India has caught out an American attempt to go back on an agreement not to push for international “scrutiny” of voluntary attempts to reduce greenhouse gas emissions, negotiated between Prime Minister Manmohan Singh, U.S. President Barack Obama and the heads of government of China, Brazil and South Africa at the UN climate change talks in Copenhagen last December.
Though the U.S. quickly changed tack when India protested, some negotiators here say the attempt to smuggle in already-discarded language vindicates their fears that compromises made by developing countries at Copenhagen signalled a “dangerous opening of the door.”

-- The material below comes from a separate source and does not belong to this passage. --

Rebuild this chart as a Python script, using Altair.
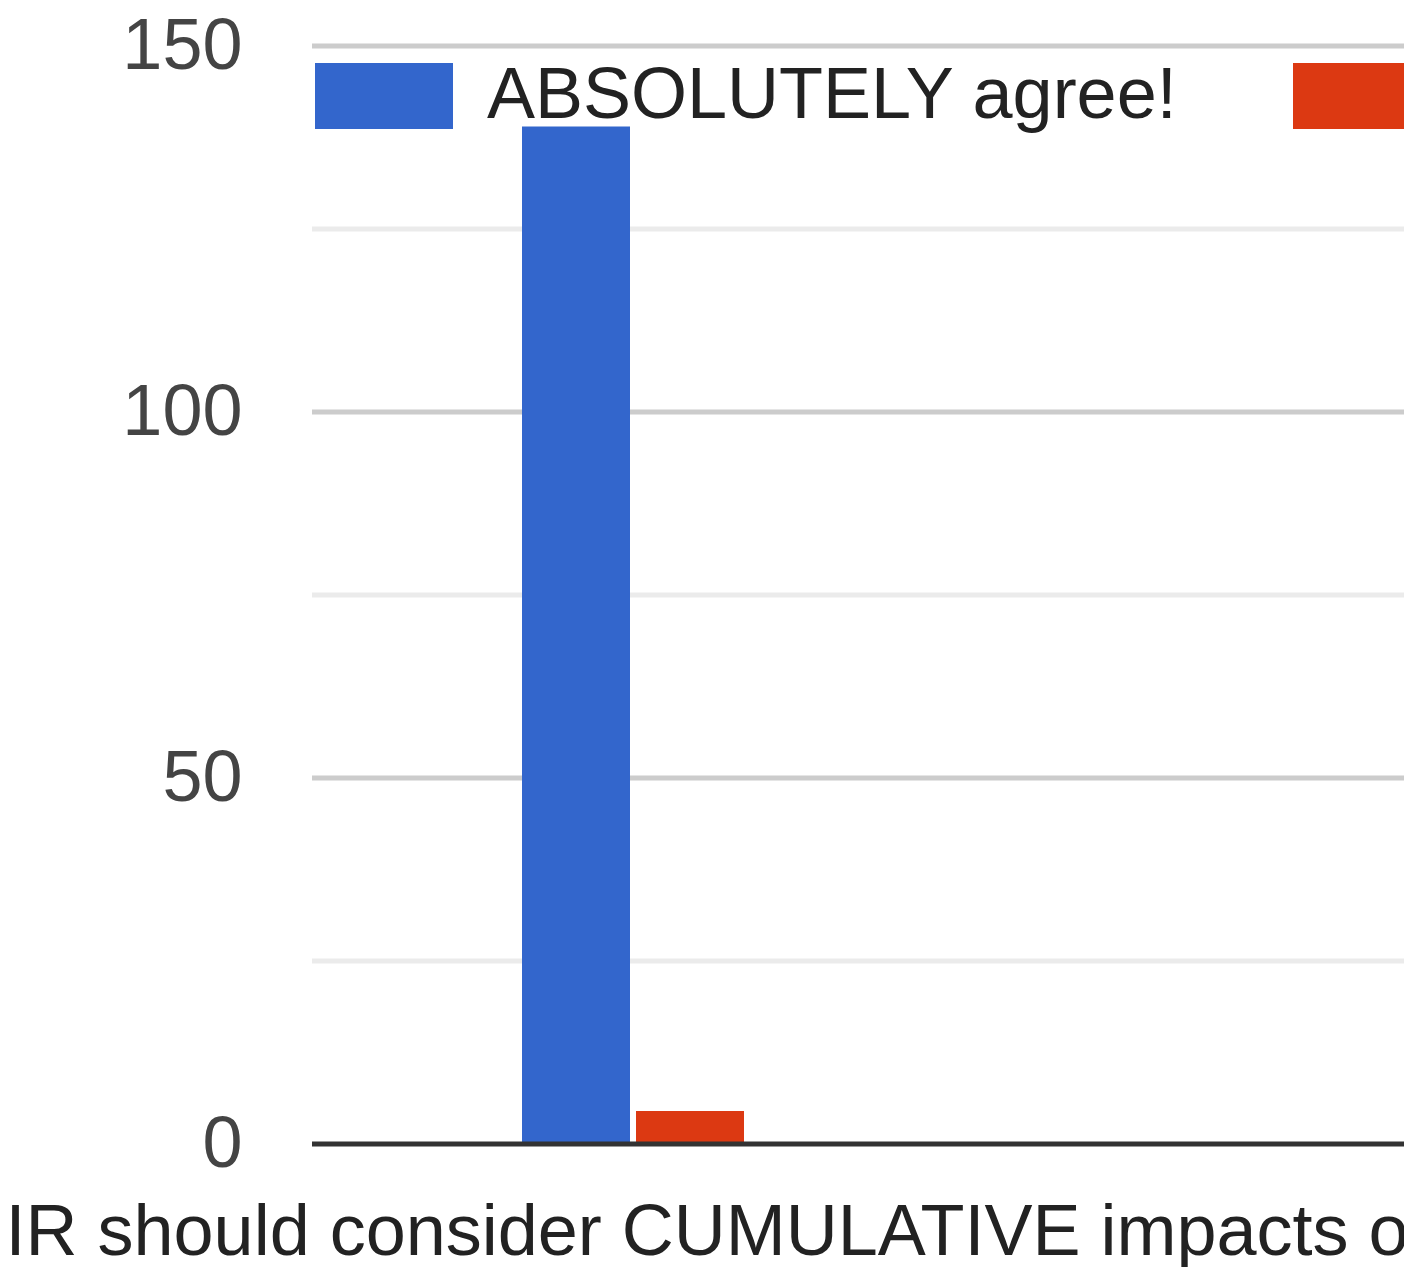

World leaders had discussed, in a marathon bargaining session, how to describe the international monitoring of voluntary mitigation actions by developing countries, which were not funded by outside sources.

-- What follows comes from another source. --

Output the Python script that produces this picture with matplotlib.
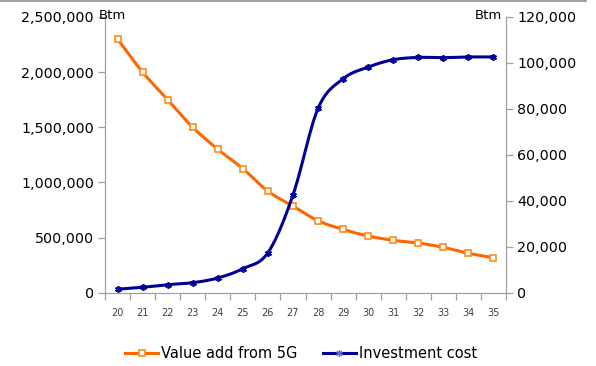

The leaders of Brazil, South Africa, India and China had objected to the terms suggested by Mr. Obama: “scrutiny,” “review,” “assess,” “examine.” Finally, Mr. Obama and European leaders had agreed to use the term “consultations and analysis.”
Despite this, when the U.S. made its formal submission to the UN on organising this year’s negotiations on February 19, it claimed that, “The Copenhagen Accord makes important progress on transparency by reflecting agreement, among other things, that mitigation actions will be subject to international scrutiny, whether externally financed or not.”

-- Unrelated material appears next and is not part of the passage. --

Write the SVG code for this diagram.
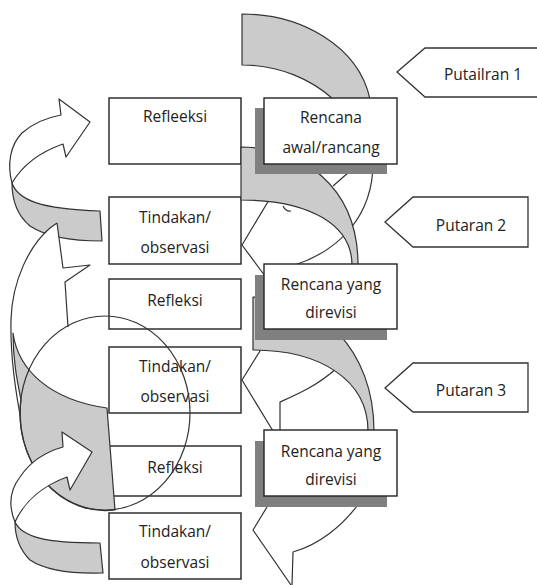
<svg xmlns="http://www.w3.org/2000/svg" width="537" height="585" viewBox="0 0 537 585">
<style>
.box{fill:#fff;stroke:#222;stroke-width:1.4}
.sh{fill:#808080}
.band{fill:#cbcbcb;stroke:#333;stroke-width:1.2;stroke-linejoin:round}
.wh{fill:#fff;stroke:#333;stroke-width:1.2;stroke-linejoin:round}
.ln{fill:none;stroke:#333;stroke-width:1.2;stroke-linejoin:round}
.nf{fill:#fff;stroke:none}
.tag{fill:#fff;stroke:#333;stroke-width:1.3;stroke-linejoin:miter}
text{font-family:"Open Sans","Noto Sans",sans-serif;font-size:15.5px;fill:#222;text-anchor:middle}
</style>
<rect width="537" height="585" fill="#fff"/>

<g id="refleksi-1"><rect class="box" x="109" y="98" width="132" height="66"/><text x="175" y="122">Refleeksi</text></g>
<g id="tindakan-1"><rect class="box" x="109" y="197" width="132" height="67"/><text x="175" y="223">Tindakan/</text><text x="175" y="253">observasi</text></g>
<g id="refleksi-2"><rect class="box" x="109" y="279" width="132" height="50"/><text x="175" y="306">Refleksi</text></g>
<g id="tindakan-2"><rect class="box" x="109" y="347" width="132" height="66"/><text x="175" y="372">Tindakan/</text><text x="175" y="402">observasi</text></g>
<g id="refleksi-3"><rect class="box" x="109" y="446" width="132" height="50"/><text x="175" y="473">Refleksi</text></g>
<g id="tindakan-3"><rect class="box" x="109" y="513" width="132" height="66"/><text x="175" y="537">Tindakan/</text><text x="175" y="568">observasi</text></g>

<g id="connectors">
  <!-- right side spiral -->
  <path class="band" d="M242,14 C300,14 358,45 370,99 L333,99 C312,80 280,65 242,65 Z"/>
  <path class="ln" d="M373,160 C374,215 340,250 295,265"/>
  <path class="ln" d="M349,172 L333,186"/>
  <path class="ln" d="M272,195 L242,245 L268,280"/>
  <path class="ln" d="M283,206 Q286,212 291,211"/>
  <path class="band" d="M241,147 C300,147 358,185 358,265 L352,265 C352,225 310,200 241,200 Z"/>

  <path class="ln" d="M265,343 L242,380 L273,431"/>
  <path class="ln" d="M337,368 C317,386 296,395 280,402 L280,431"/>
  <path class="band" d="M253,297 C320,297 374,350 374,431 L368,431 C368,380 320,350 253,350 Z"/>

  <path class="ln" d="M270,502 L253,530 L291,585"/>
  <path class="ln" d="M360,502 C342,527 318,545 293,552 L292,585"/>

  <!-- left side spiral -->
  <path class="band" d="M12,183 C18,200 40,209 100,211 L102,241 C70,241 45,236 30,226 C18,216 12,200 12,183 Z"/>
  <path class="nf" d="M50,228 L57,223 L63,268 L90,265 L65,282 L68,327 L13,333 C11,300 22,258 50,228 Z"/>
  <path class="ln" d="M57,223 L63,268 L90,265 L65,282 L68,327"/>
  <path class="ln" d="M57,223 L50,228 C30,245 12,280 11,320 C10,360 16,395 22,425"/>
  <path class="wh" d="M61,115 L59,99 L90,122 L66,157 L63,144 C40,152 22,166 12,183 C7,165 10,145 22,133 C33,123 45,118 61,115 Z"/>

  <path class="band" d="M13,333 C18,370 50,400 107,408 L115,510 A85,97 0 0 1 21,400 C17,380 13,360 13,333 Z"/>
  <ellipse class="ln" cx="105" cy="413" rx="85" ry="97"/>
  <path class="wh" d="M63,447 L62,432 L92,452 L70,490 L67,477 C45,485 25,500 15,522 C8,505 10,490 20,477 C30,462 45,452 63,447 Z"/>
  <path class="band" d="M15,522 C22,537 45,543 100,543 L103,573 C70,574 45,570 30,560 C20,550 15,538 15,522 Z"/>
</g>

<g id="rencana-awal"><rect class="sh" x="255" y="108" width="132" height="66"/><rect class="box" x="264" y="98" width="133" height="66"/><text x="331" y="123">Rencana</text><text x="331" y="153">awal/rancang</text></g>
<g id="rencana-revisi-1"><rect class="sh" x="255" y="275" width="132" height="65"/><rect class="box" x="264" y="264" width="133" height="65"/><text x="331" y="290">Rencana yang</text><text x="331" y="318">direvisi</text></g>
<g id="rencana-revisi-2"><rect class="sh" x="255" y="441" width="132" height="66"/><rect class="box" x="264" y="430" width="133" height="66"/><text x="331" y="457">Rencana yang</text><text x="331" y="485">direvisi</text></g>

<g id="putaran-1"><path class="tag" d="M397,72 L425,48 L545,48 L545,97 L425,97 Z"/><text x="483" y="80">Putailran 1</text></g>
<g id="putaran-2"><path class="tag" d="M385,222 L413,197 L528,197 L528,247 L413,247 Z"/><text x="471" y="231">Putaran 2</text></g>
<g id="putaran-3"><path class="tag" d="M385,388 L413,363 L528,363 L528,412 L413,412 Z"/><text x="471" y="396">Putaran 3</text></g>
</svg>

When this attempt to sneak in the word “scrutiny” was pointed out to him on February 25, Union Minister of State for Environment and Forests Jairam Ramesh shot off an email to the head of the American negotiating team Todd Stern, saying that “this goes completely against what was discussed and agreed to by President Obama and his team.” He requested Mr. Stern’s intervention “to correct this submission so as to avoid any misunderstanding or stand-off later.”
Agreeing that Mr. Ramesh made “a fair point,” Mr. Stern promised to look into the issue. On February 26, the U.S. revised its submission to the UNFCCC, replacing “scrutiny” with “international consultations and analysis.”
However, some Indian negotiators say that developing countries have only themselves to blame.
“Well before Copenhagen, developed countries, including Europe and the U.S., made no secret of the fact that they wanted to inspect individual plants and second guess the adequacy of our actions,” said Prodipto Ghosh, a senior member of the Indian negotiating team at the UN talks.
He felt that India and other developing countries offered a foothold for such intentions by allowing even the terms “consultation and analysis” to describe international monitoring of their actions. “Now, the U.S. use of the word ‘scrutiny’ gives full ground for those apprehensions being shown to be correct,” he said.
Another senior negotiator agreed that “some compromises were made” on this issue, in return for removing statements from the Copenhagen Accord about a legally-binding outcome and percentage emission reduction targets.
“In any kind of negotiating exercise, some kind of give and take is inevitable…We did give something away, with certain safeguards,” he said. “Maybe a little window has opened there, but we closed another window somewhere.”